Picture the scenario – a sentient machine is “living” in the US in the year 2050 and starts browsing through the US constitution.
Having read it, it decides that it wants the opportunity to vote.
Oh, and it also wants the right to procreate. Pretty basic human rights that it feels it should have now it has human-level intelligence.
“Do you give it the right to vote or the right to procreate because you can’t do both?” asks Ryan Calo, a law professor at the University of Washington.
“It would be able to procreate instantly and infinitely so if it and its offspring could vote, it would break the democratic system.”
This is just one of the questions Prof Calo is contemplating as he considers how the law has to change to accommodate our ever-growing band of robot and AI companions.

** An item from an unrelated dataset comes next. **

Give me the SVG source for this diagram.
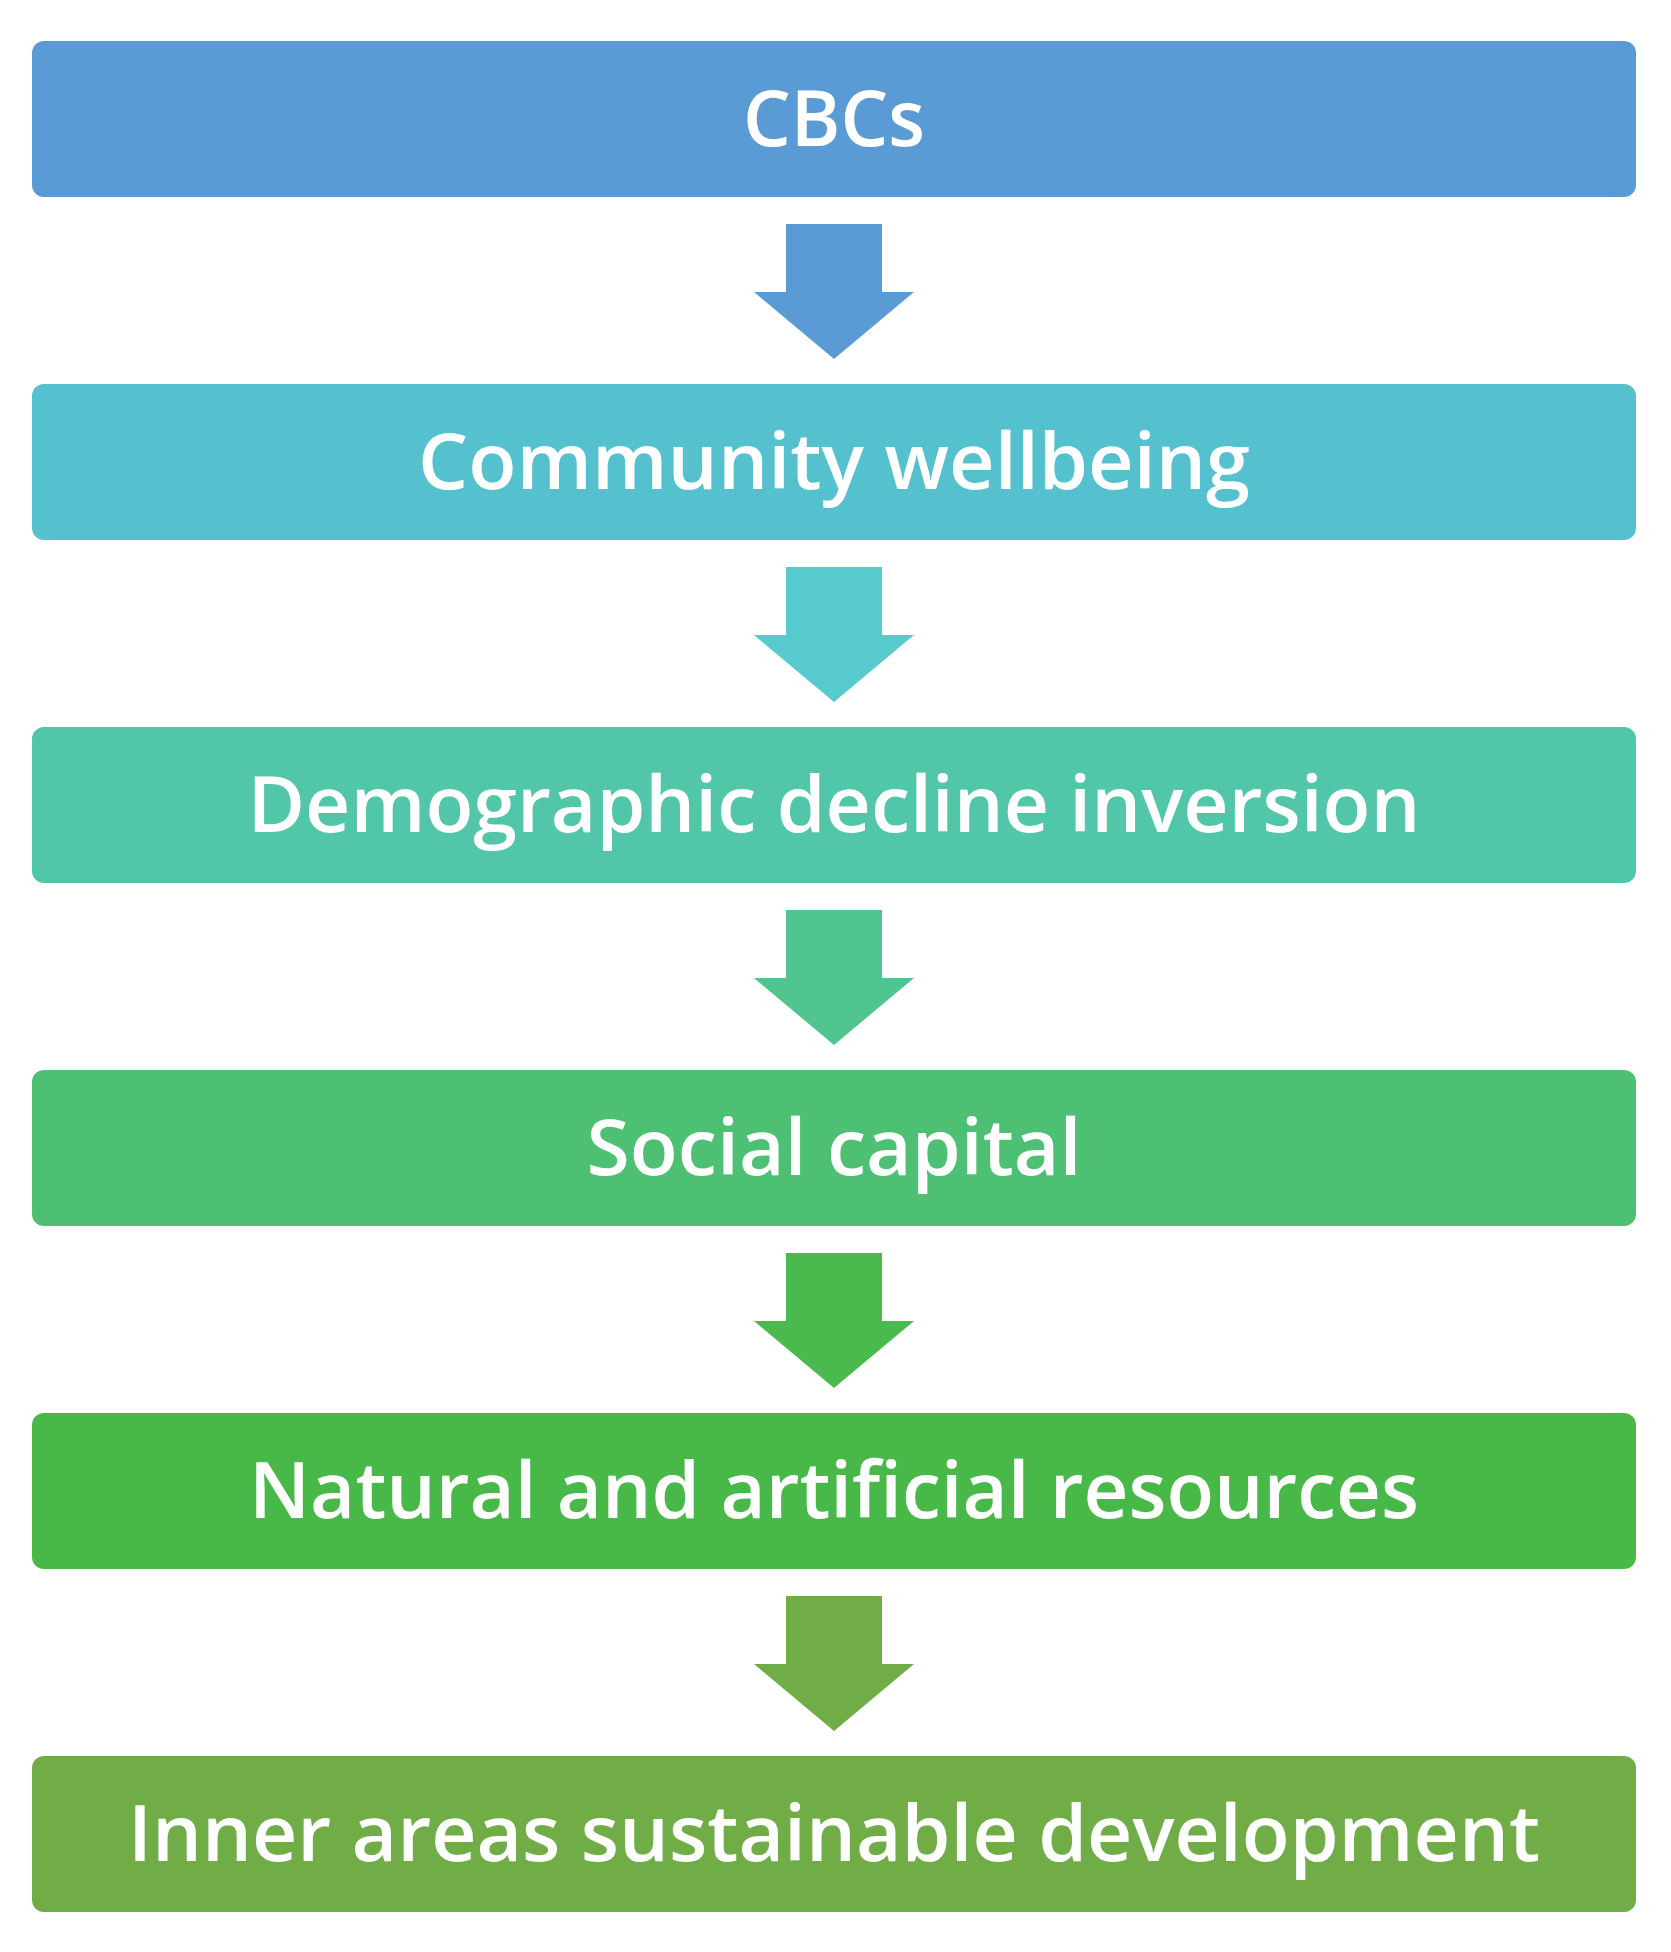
<svg xmlns="http://www.w3.org/2000/svg" width="1671" height="1952" viewBox="0 0 1671 1952">
<style>
.b{stroke:none}
.t{font-family:"Open Sans","Liberation Sans",sans-serif;font-weight:600;font-size:78px;fill:#fff;text-anchor:middle}
</style>
<rect width="1671" height="1952" fill="#fff"/>
<g id="connectors">
<path d="M786 224H882V292H914L834 359L754 292H786Z" fill="#5B9BD5"/>
<path d="M786 567H882V635H914L834 702L754 635H786Z" fill="#57CACD"/>
<path d="M786 910H882V978H914L834 1045L754 978H786Z" fill="#50C58F"/>
<path d="M786 1253H882V1321H914L834 1388L754 1321H786Z" fill="#4ABA4F"/>
<path d="M786 1596H882V1664H914L834 1731L754 1664H786Z" fill="#70AD47"/>
</g>
<g id="n1"><rect x="32" y="41" width="1604" height="156" rx="12" fill="#5B9BD5"/><text class="t" x="834" y="146" textLength="182" lengthAdjust="spacingAndGlyphs">CBCs</text></g>
<g id="n2"><rect x="32" y="384" width="1604" height="156" rx="12" fill="#56C1CE"/><text class="t" x="834" y="489" textLength="832" lengthAdjust="spacingAndGlyphs">Community wellbeing</text></g>
<g id="n3"><rect x="32" y="727" width="1604" height="156" rx="12" fill="#52C6A8"/><text class="t" x="834" y="832" textLength="1173" lengthAdjust="spacingAndGlyphs">Demographic decline inversion</text></g>
<g id="n4"><rect x="32" y="1070" width="1604" height="156" rx="12" fill="#4DC073"/><text class="t" x="834" y="1175" textLength="495" lengthAdjust="spacingAndGlyphs">Social capital</text></g>
<g id="n5"><rect x="32" y="1413" width="1604" height="156" rx="12" fill="#48B948"/><text class="t" x="834" y="1518" textLength="1170" lengthAdjust="spacingAndGlyphs">Natural and artificial resources</text></g>
<g id="n6"><rect x="32" y="1756" width="1604" height="156" rx="12" fill="#70AD47"/><text class="t" x="834" y="1861" textLength="1412" lengthAdjust="spacingAndGlyphs">Inner areas sustainable development</text></g>
</svg>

He does not think that human-level intelligence is coming to machines any time soon but already our relationship with them is raising some interesting questions.
Recently there was a tragic accident at a VW factory in Germany, when a robotic arm, that moved car parts into place, crushed a young man who was also working there.
Volkswagen has not commented on the incident.
While industrial accidents do happen, the law gets a little fuzzy when it involves a robot. It would be unlikely that a human could sue a robot for damage, for example.
“Criminal law requires intent and these systems don’t do things wrong on purpose,” said Prof Calo.
How the world deals with the rise of artificial intelligence is something that is preoccupying leading scientists and technologists, some of who worry that it represents a huge threat to humanity.